How New Product Moves From Designer to Dress Shop

April 8, 1992

HAVE you ever wondered how that garment you purchased with your favorite designer's label sewn inside made it to Saks, Talbots, or your favorite department store?

Red-headed Nicole Miller, dressed in a short, pleated, silk-print skirt, low-cut black jacket, and necklace made from gray buttons, was busy finishing-up the fall line which was shown at the New York Public Library on April 6.

Her showroom is on the 20th floor of a building on 7th Avenue, in the heart of the garment district.

The gray and glass showroom displays her colorful line of dresses, suits, coats, accessories, and her popular men's silk ties.

Ms. Miller is known for her classic silhouette designs and her "fun" fabrics, says Bud Konheim, president of Nicole Miller Inc.

Samples of the clothing for the showroom are produced on the premises.

The production for retail sales is handled at two contracting shops within two blocks of the showroom.

All production except for the men's silk ties is done in the United States, or onshore.

Many designers have their clothing manufactured in foreign countries, or offshore. For example, many use Asia because it is less expensive. In Asia for example, because it is less expensive.)

After Miller sketches a new garment, two patternmakers drape the fabric on a mannequin and construct the first pattern out of muslin. The muslin pattern is handed over to the pattern grader and marker, who makes a cardboard pattern, then produces the various sizes of the pattern needed on a computer.

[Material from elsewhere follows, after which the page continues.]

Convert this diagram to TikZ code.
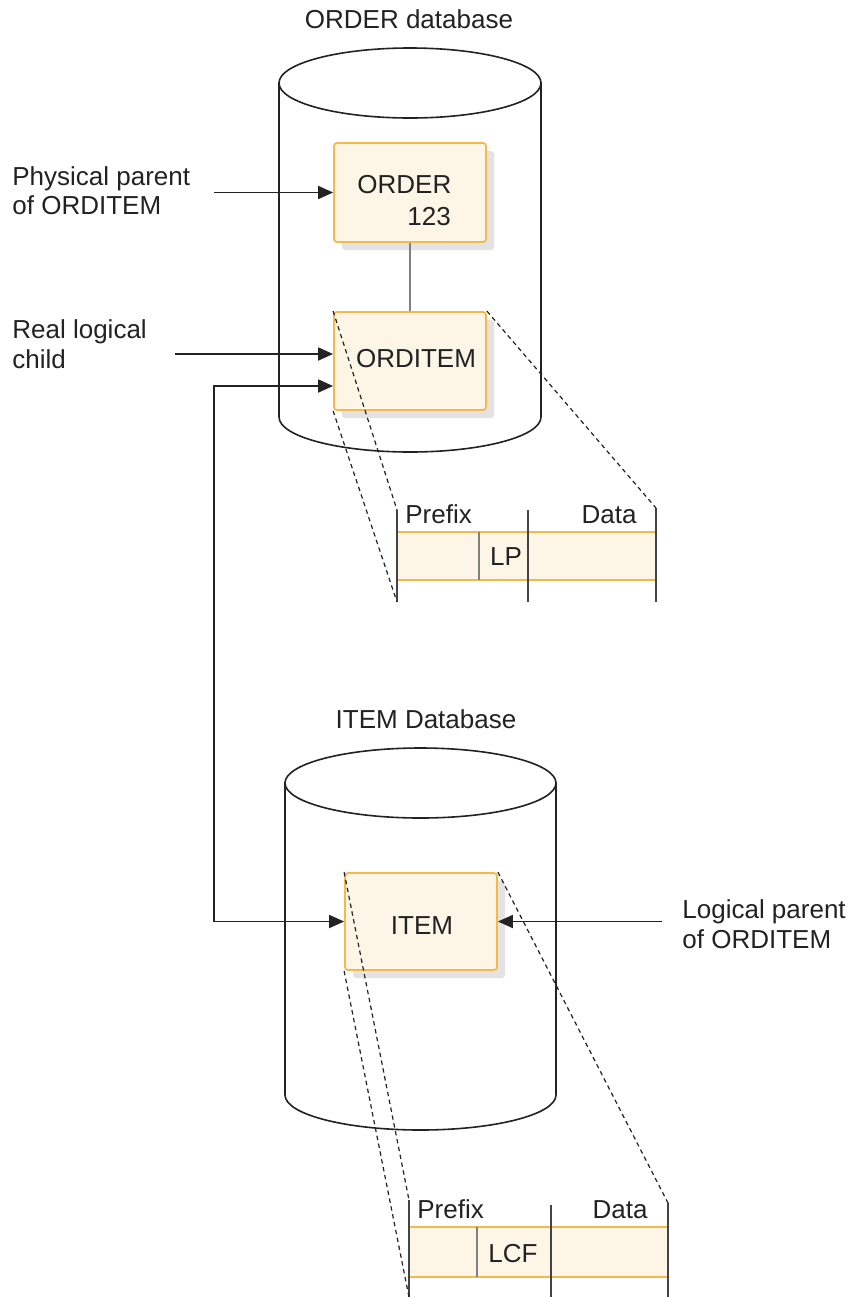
\documentclass[tikz,border=0pt]{standalone}
\usepackage{fontspec}
\setmainfont{Liberation Sans}
\usetikzlibrary{arrows.meta}
\definecolor{boxfill}{HTML}{FDF5E6}
\definecolor{boxline}{HTML}{F5B84A}
\definecolor{shadowc}{HTML}{E3E3E3}
\definecolor{ink}{HTML}{222222}
\begin{document}
\begin{tikzpicture}[x=0.5pt,y=-0.5pt,font=\fontsize{13}{15}\selectfont,
  cyl/.style={draw=ink,line width=0.8pt,fill=white},
  recbox/.style={draw=boxline,fill=boxfill,line width=0.9pt,rounded corners=1.5pt,minimum width=76pt,inner sep=0pt},
  shade/.style={fill=shadowc,rounded corners=1.5pt},
  conn/.style={draw=ink,line width=0.9pt,-{Triangle[length=7.5pt,width=6.5pt]}},
  link/.style={draw=gray,line width=1.4pt},
  zoomline/.style={draw=ink,line width=0.6pt,dash pattern=on 2.2pt off 1.8pt},
  field/.style={draw=ink!85,line width=0.8pt},
  subfield/.style={draw=gray,line width=1pt},
  band/.style={fill=boxfill},
  bandedge/.style={draw=boxline,line width=1pt},
  lbl/.style={inner sep=0pt,text=ink}]
\useasboundingbox (0,0) rectangle (853,1297);

% ---------- ORDER database cylinder ----------
\path[cyl] (279,83) -- (279,417) arc[start angle=180,end angle=0,x radius=131,y radius=35] -- (541,83) -- cycle;
\draw[cyl] (410,83) ellipse [x radius=131,y radius=35];
\node[lbl,anchor=base] (title1) at (409,28) {ORDER database};

% ---------- ITEM database cylinder ----------
\path[cyl] (285,783) -- (285,1095) arc[start angle=180,end angle=0,x radius=135.5,y radius=35] -- (556,783) -- cycle;
\draw[cyl] (420.5,783) ellipse [x radius=135.5,y radius=35];
\node[lbl,anchor=base] (title2) at (426,728) {ITEM Database};

% ---------- shadows ----------
\fill[shade] (342,151) rectangle (494,250);
\fill[shade] (342,320) rectangle (494,418);
\fill[shade] (353,881) rectangle (505,978);

% ---------- segment boxes ----------
\node[recbox,minimum height=49.5pt] (order) at (410,192.5) {};
\node[recbox,minimum height=49pt] (orditem) at (410,361) {};
\node[recbox,minimum height=48.5pt] (item) at (421,921.5) {};

\node[lbl,anchor=base west] (ordertxt) at (357,193) {ORDER};
\node[lbl,anchor=base west] (ordernum) at (407,225) {123};
\node[lbl,anchor=base] (orditemtxt) at (416,367) {ORDITEM};
\node[lbl,anchor=base] (itemtxt) at (422,934) {ITEM};

\draw[link] (order.south) -- (orditem.north);

% ---------- record 1 (ORDITEM) ----------
\coordinate (r1tl) at (397,510);
\coordinate (r1bl) at (397,602);
\coordinate (r1tr) at (656,508);
\coordinate (r1br) at (656,602);
\coordinate (r1dt) at (528,510);
\coordinate (r1db) at (528,602);
\fill[band] (397,532) rectangle (656,580);
\draw[bandedge] (397,532) -- (656,532);
\draw[bandedge] (397,580) -- (656,580);
\draw[subfield] (479,532) -- (479,580);
\draw[field] (r1tl) -- (r1bl);
\draw[field] (r1dt) -- (r1db);
\draw[field] (r1tr) -- (r1br);
\node[lbl,anchor=base west] (pf1) at (405,523) {Prefix};
\node[lbl,anchor=base east] (dt1) at (637,523) {Data};
\node[lbl,anchor=base] (lp) at (506,565) {LP};

\draw[zoomline] (orditem.north west) -- (r1tl);
\draw[zoomline] (orditem.south west) -- (r1bl);
\draw[zoomline] (orditem.north east) -- (r1tr);

% ---------- record 2 (ITEM) ----------
\coordinate (r2tl) at (409,1200);
\coordinate (r2bl) at (409,1297);
\coordinate (r2tr) at (668,1203);
\coordinate (r2br) at (668,1297);
\coordinate (r2dt) at (551,1205);
\coordinate (r2db) at (551,1297);
\fill[band] (409,1227) rectangle (668,1277);
\draw[bandedge] (409,1227) -- (668,1227);
\draw[bandedge] (409,1277) -- (668,1277);
\draw[subfield] (477,1227) -- (477,1277);
\draw[field] (r2tl) -- (r2bl);
\draw[field] (r2dt) -- (r2db);
\draw[field] (r2tr) -- (r2br);
\node[lbl,anchor=base west] (pf2) at (417,1218) {Prefix};
\node[lbl,anchor=base east] (dt2) at (648,1218) {Data};
\node[lbl,anchor=base] (lcf) at (513,1262) {LCF};

\draw[zoomline] (item.north west) -- (r2tl);
\draw[zoomline] (item.south west) -- (r2bl);
\draw[zoomline] (item.north east) -- (r2tr);

% ---------- labels and arrows ----------
\node[lbl,anchor=base west] (pp1) at (12,185) {Physical parent};
\node[lbl,anchor=base west] (pp2) at (12,214) {of ORDITEM};
\node[lbl,anchor=base west] (rl1) at (12,338) {Real logical};
\node[lbl,anchor=base west] (rl2) at (12,368) {child};
\node[lbl,anchor=base west] (lg1) at (682,918) {Logical parent};
\node[lbl,anchor=base west] (lg2) at (682,948) {of ORDITEM};

\coordinate (ppstart) at (214,192.5);
\coordinate (rlstart) at (175,354);
\coordinate (loop) at (214,386);
\coordinate (lgstart) at (662,921.5);

\draw[conn] (ppstart) -- (order.west);
\draw[conn] (rlstart) -- (rlstart -| orditem.west);
\draw[conn,{Triangle[length=7.5pt,width=6.5pt]}-{Triangle[length=7.5pt,width=6.5pt]}] (loop -| orditem.west) -- (loop) -- (loop |- item.west) -- (item.west);
\draw[conn] (lgstart) -- (item.east);
\end{tikzpicture}
\end{document}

Cutters, two young men here, tack the patterns onto the large bolts of fabric and cut them out with electric scissors.

Women at a row of sewing machines listen to Julio Iglesias croon from a radio as they receive the pieces from the cutters.

Each whizzes down a seam of the garment and quickly passes it on to the next.

At the end of the line are the pressers who often take a garment during the sewing process to press open seams, and then finish off the pressing process after the garment is completed.

Voila - on a hanger and onto the rack in the showroom.